The highest court in Egypt has quashed the life sentence imposed on the country’s former president, Mohamed Morsi, of the terrorist Muslim Brotherhood (MB).
The deposed president remains in prison on a separate espionage conviction, despite the recent ruling by Egypt’s Court of Cassation.
“He is still serving a concurrent 40-year sentence on charges he spied for Qatar, the Persian Gulf nation that supported his administration and became a harsh critic of Mr. Sisi,” reports the Wall Street Journal (WSJ).
“He is also serving a 20-year sentence for alleged involvement in antigovernment clashes outside Egypt’s presidential palace in 2012, and is on trial facing charges he disparaged the country’s judiciary,” it adds.
Morsi has denied the charges against him.
Referring to the most recent ruling by Egypt’s Court of Cassation, the Journal explains:
Egypt’s highest court overturned a life sentence against ousted President Mohammed Morsi and also cleared 18 other senior Muslim Brotherhood officials, some facing the death penalty, in a long-running espionage case.

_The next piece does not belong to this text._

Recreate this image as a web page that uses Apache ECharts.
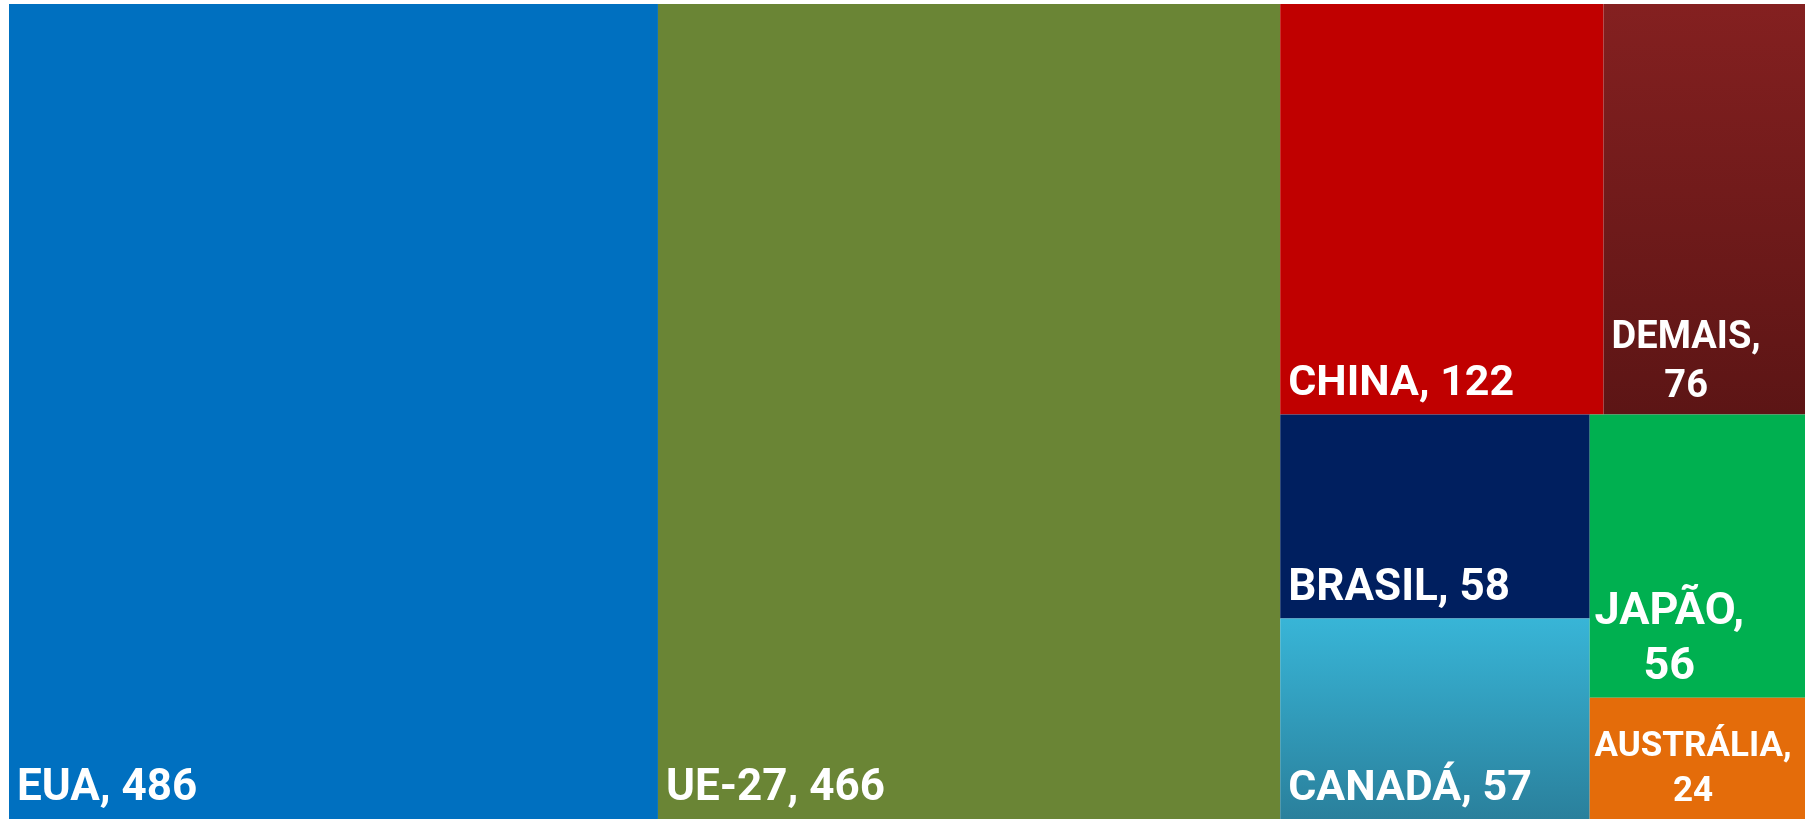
<!DOCTYPE html>
<html>
<head>
<meta charset="utf-8">
<script src="https://cdn.jsdelivr.net/npm/echarts@6/dist/echarts.min.js"></script>
<style>
html,body{margin:0;padding:0;background:#ffffff;}
#chart{width:1810px;height:819px;}
</style>
</head>
<body>
<div id="chart"></div>
<script>
// ---- data ----
const categories = ['EUA', 'UE-27', 'CHINA', 'DEMAIS', 'BRASIL', 'CANADÁ', 'JAPÃO', 'AUSTRÁLIA'];
const values = [486, 466, 122, 76, 58, 57, 56, 24];

// ---- styles ----
const G = echarts.graphic.LinearGradient;
const colors = {
  'EUA': '#0070C0',
  'UE-27': '#6A8535',
  'CHINA': '#C00000',
  'DEMAIS': new G(0, 0, 0, 1, [{offset: 0, color: '#842020'}, {offset: 1, color: '#5C1515'}]),
  'BRASIL': '#001F5F',
  'CANADÁ': new G(0, 0, 0, 1, [{offset: 0, color: '#38B5D7'}, {offset: 1, color: '#2A809C'}]),
  'JAPÃO': '#00B050',
  'AUSTRÁLIA': '#E46C0A'
};
const singleFontSize = {'EUA': 44, 'UE-27': 44, 'CHINA': 43, 'BRASIL': 44, 'CANADÁ': 43};
const singleLabel = {
  position: 'insideBottomLeft', distance: 8, offset: [0, 0],
  lineHeight: 44, formatter: '{b}, {c}'
};
const multiLabels = {
  'DEMAIS': {position: ['41%', '100%'], fontSize: 38, lineHeight: 49, offset: [0, -3]},
  'JAPÃO': {position: ['37%', '100%'], fontSize: 45, lineHeight: 55, offset: [0, -2]},
  'AUSTRÁLIA': {position: ['48%', '100%'], fontSize: 35, lineHeight: 45, offset: [0, -4]}
};

const seriesData = categories.map((name, i) => {
  const m = multiLabels[name];
  const label = m ? Object.assign({align: 'center', verticalAlign: 'bottom', formatter: '{b},\n{c}'}, m)
                  : Object.assign({fontSize: singleFontSize[name]}, singleLabel);
  return {name: name, value: values[i], itemStyle: {color: colors[name]}, label: label};
});

const chart = echarts.init(document.getElementById('chart'), null, {renderer: 'canvas'});
chart.setOption({
  animation: false,
  tooltip: {show: false},
  series: [{
    type: 'treemap',
    left: 9, top: 4, right: 5, bottom: 0,
    roam: false,
    nodeClick: false,
    squareRatio: 1,
    breadcrumb: {show: false},
    sort: 'desc',
    itemStyle: {borderWidth: 0, gapWidth: 0, borderColor: 'transparent'},
    label: {
      show: true, color: '#ffffff', fontFamily: 'Roboto', fontWeight: 'bold',
      overflow: 'none', padding: 0
    },
    upperLabel: {show: false},
    data: seriesData
  }]
});
</script>
</body>
</html>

In its decision Tuesday, the court dropped all verdicts against the group, found guilty in June 2015 of spying for Hamas, the Islamist political and military group that controls the neighboring Gaza Strip. It ordered a retrial, though no date has been set.
In Egypt and other Muslim-majority countries, the Muslim Brotherhood has been designated a terrorist group.
Last year, Egypt’s Court of Cassation also rescinded Morsi’s death sentence and ordered a retrial in the case involving accusations of espionage on behalf of the Palestinian group Hamas, which the United States and other nations have deemed a terrorist organization.
As military chief, current Egyptian President Abdel Fattah al-Sisi led the public movement to overthrow Morsi in July 2013. The Egyptian government has since declared MB a terrorist group.
Drawing criticism from some human rights group, such as Amnesty International, the Sisi government has targeted members of the movement and other Islamist groups, resulting in tens of thousands of arrests and mass trials.
“Hundreds of sympathizers of the [MB] party, which is blacklisted in Egypt, have been killed by security forces,” adds WSJ.
Morsi has been tried on various charges, including escaping prison during the 2011 protests against then-Egyptian President Hosni Mubarak.
“He was also accused of sharing state secrets with foreign powers, including Qatar,” reports Al Jazeera. “His defense argued that he was merely engaging all foreign entities within the limits that any head of state would.”
“Morsi was given several sentences, including life, a 20-year prison term and the death penalty,” it adds. “He appealed against those sentences, but has already had the 20-year term confirmed by an Appellate Court.”
Abdel Moneim Abdel Maqsoud, Morsi’s lawyer, told Agence France-Presse (AFP) that the sentences imposed against several Muslim Brotherhood officials linked to the former president on charges of spying on behalf of Iran and Hamas have also been overturned.